DAHiTrA integrates a hierarchical UNet-based architecture with transformer modules to improve the accuracy and reliability of building damage assessments. The model processes pairs of pre- and post-disaster satellite images through a convolutional encoder to extract multi-resolution spatial features. These features are subsequently processed through a difference block employing transformers to map these features into a common domain—crucial for isolating meaningful differences indicative of damage.

Figure 1: The model architecture for damage detection and classification.

A key innovation in DAHiTrA is the use of difference blocks, constituted by pairs of transformer encoders and decoders. These components allow the extraction of temporal differences at multiple resolutions, ensuring robust classification across varied damage scales. This hierarchical approach facilitates the construction of damage masks by recurrently upsampling and concatenating features from lower-dimension layers.

Comparison with Existing Models

Comparative analyses show DAHiTrA outperforming state-of-the-art methods, as seen in the xBD dataset benchmarks.
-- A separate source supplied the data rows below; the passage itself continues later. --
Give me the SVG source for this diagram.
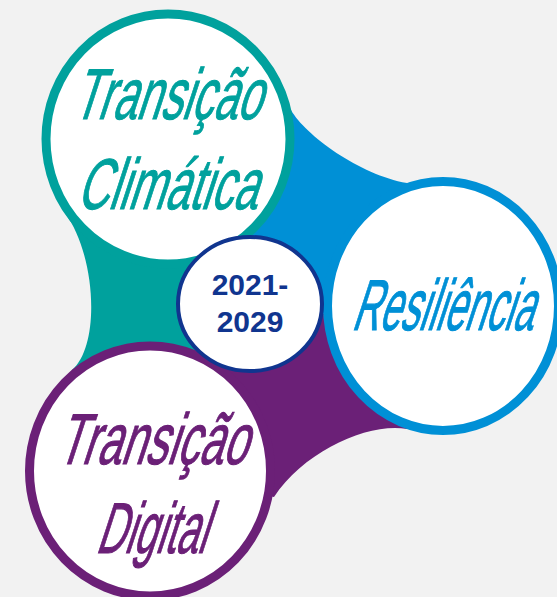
<svg xmlns="http://www.w3.org/2000/svg" width="557" height="597" viewBox="0 0 557 597">
<style>
.ring{fill:#ffffff;stroke-width:9}
.title{font-family:"Liberation Sans","Arial",sans-serif;font-size:40px;font-style:normal;stroke-width:0.6}
.year{font-family:"Liberation Sans","Arial",sans-serif;font-size:30px;font-weight:bold;fill:#10358f;text-anchor:middle}
</style>
<rect x="0" y="0" width="557" height="597" fill="#f2f2f2"/>
<g id="connectors">
<path id="conn-blue" fill="#0090d6" d="M250,304 L168,139 L291,110 C305,135 360,175 407,183 L443,306 L443,330 Z"/>
<path id="conn-teal" fill="#00a19d" d="M250,304 L168,139 L65,213 C96,255 101,345 72,370 L150,471 Z"/>
<path id="conn-purple" fill="#6b2077" d="M250,304 L150,471 L274,497 C305,450 370,422 407,429 L443,330 Z"/>
</g>
<g id="node-climatica">
<ellipse class="ring" cx="168" cy="139" rx="122" ry="125" stroke="#00a19d"/>
<text class="title" fill="#00a19d" stroke="#00a19d" transform="translate(72,119) skewX(-18) scale(1,1.8)" textLength="188" lengthAdjust="spacingAndGlyphs">Transição</text>
<text class="title" fill="#00a19d" stroke="#00a19d" transform="translate(76,209) skewX(-18) scale(1,1.8)" textLength="180" lengthAdjust="spacingAndGlyphs">Climática</text>
</g>
<g id="node-resiliencia">
<ellipse class="ring" cx="443" cy="306" rx="115.5" ry="124.5" stroke="#0090d6"/>
<text class="title" fill="#0090d6" stroke="#0090d6" transform="translate(351,330) skewX(-18) scale(1,1.8)" textLength="181" lengthAdjust="spacingAndGlyphs">Resiliência</text>
</g>
<g id="node-digital">
<ellipse class="ring" cx="150" cy="471" rx="120.5" ry="125" stroke="#6b2077"/>
<text class="title" fill="#6b2077" stroke="#6b2077" transform="translate(56,464) skewX(-18) scale(1,1.8)" textLength="190" lengthAdjust="spacingAndGlyphs">Transição</text>
<text class="title" fill="#6b2077" stroke="#6b2077" transform="translate(95,553) skewX(-18) scale(1,1.8)" textLength="110" lengthAdjust="spacingAndGlyphs">Digital</text>
</g>
<g id="node-years">
<ellipse cx="250" cy="304" rx="72" ry="67" fill="#ffffff" stroke="#10358f" stroke-width="4"/>
<text class="year" x="250" y="295">2021-</text>
<text class="year" x="250" y="332">2029</text>
</g>
</svg>
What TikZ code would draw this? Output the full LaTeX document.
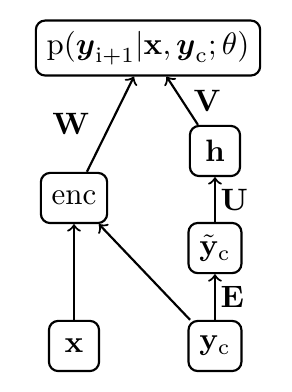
\documentclass[tikz,border=0pt]{standalone}
\usepackage{amsmath,amssymb}
\usetikzlibrary{arrows}
\tikzset{
  box/.style={draw,line width=0.7pt,rounded corners=3pt,minimum width=0.57cm,minimum height=0.57cm,inner sep=3.5pt},
  link/.style={->,line width=0.7pt}
}
\begin{document}
\begin{tikzpicture}
                \useasboundingbox (0,0) rectangle (3.318,4.455);

                \node[box] (Out) at (1.682,3.909) {$\mathrm{p}(\boldsymbol{y}_{\mathrm{i+1}}|\mathbf{x},\boldsymbol{y}_{\mathrm{c}};\theta)$};
                \node[box] (Hid) at (2.443,2.739) {$\mathbf{h}$};
                \node[box] (Enc) at (0.841,2.205) {enc};
                \node[box] (Emb) at (2.443,1.636) {$\tilde{\mathbf{y}}_{\mathrm{c}}$};
                \node[box] (Src) at (0.841,0.523) {$\mathbf{x}$};
                \node[box] (Ctx) at (2.443,0.523) {$\mathbf{y}_{\mathrm{c}}$};

                \draw[link] (Enc)--(Out) node[midway,left=3pt] {$\mathbf{W}$};
                \draw[link] (Hid)--(Out) node[midway,right] {$\mathbf{V}$};
                \draw[link] (Emb)--(Hid) node[midway,right,inner sep=1.5pt] {$\mathbf{U}$};
                \draw[link] (Ctx)--(Emb) node[midway,right,inner sep=1.5pt] {$\mathbf{E}$};
                \draw[link] (Src)--(Enc);
                \draw[link] (Ctx)--(Enc);
            \end{tikzpicture}
\end{document}
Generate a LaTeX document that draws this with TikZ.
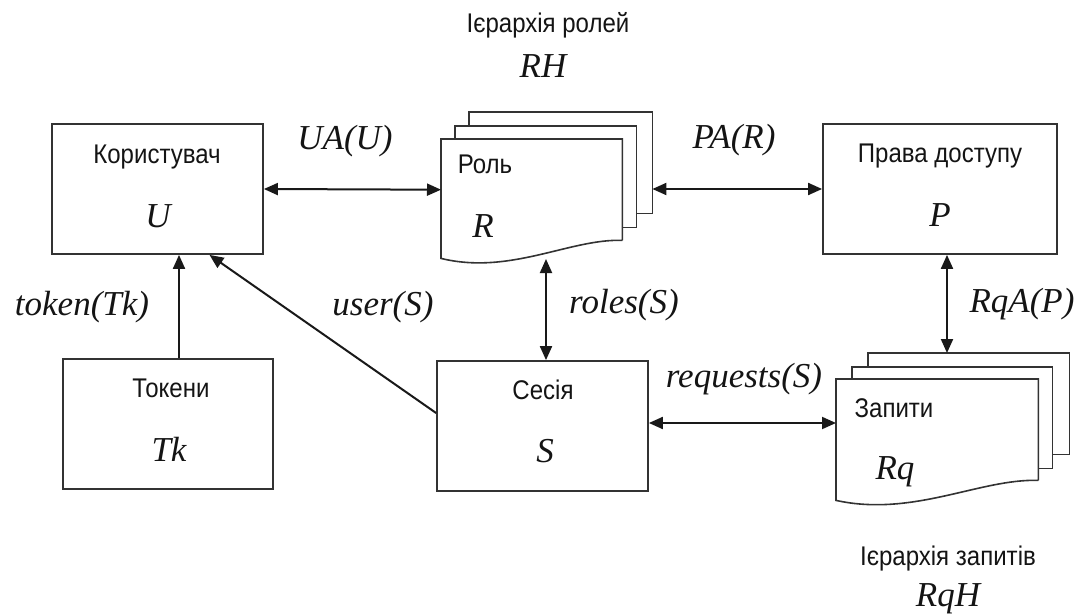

Unlike traditional Siamese and CNN architectures, which aggregate pre- and post-disaster features at later model stages, DAHiTrA's approach ensures feature differentiation earlier in the process, enhancing localization and classification accuracy.

Moreover, the transformer-based architecture allows DAHiTrA to excel over fusion-based models like BDANet and Dual-HRNet by incorporating cross-temporal attention mechanisms and efficient hierarchical feature construction—resulting in cleaner output masks and higher fidelity in segmentation tasks.

Figure 2: Comparing the model architecture of DAHiTrA with two recent works for change detection, ChangeFormer and BiT.

Evaluation and Results

Quantitative evaluations demonstrate DAHiTrA’s superior performance metrics, including higher F1 scores and IoU in the damage detection task on the xBD dataset, outperforming models such as Siamese UNet and RescueNet. Qualitative results validate the model's capacity for producing precise damage assessments with minimized noise and error propagation.

The practical application of DAHiTrA is extended to change detection tasks using the LEVIR-CD dataset, where the model similarly exhibits robust performance enhancements over recent transformer-based models, partly due to its multi-resolution feature extraction and hierarchical processing capabilities.

Figure 3: Qualitative results for damage classification (evaluation on xBD dataset).

Domain Adaptation

A notable contribution of the paper is the introduction of the Ida-BD dataset following Hurricane Ida, facilitating domain adaptation from the xBD dataset. The task of adapting DAHiTrA for the Ida-BD dataset illustrates the model's versatility in handling new disaster scenarios with minimal fine-tuning—a critical advantage for prompt deployment in real-world events.

Figure 4: Qualitative results for domain adaptation (evaluation on Ida-BD dataset).

Conclusion

DAHiTrA exemplifies the merging of hierarchical feature extraction with transformer-based temporal difference modeling, offering enhanced precision and efficacy in large-scale building damage assessments. Its application spans various post-disaster scenarios, ensuring adaptability through domain adaptation techniques and real-time analysis capabilities. Future work may focus on refining boundary detection and exploring dynamic learning algorithms to further elevate the model's performance across diverse tasks and datasets. Through these advancements, DAHiTrA has the potential to significantly impact decision-making processes in disaster response and management operations.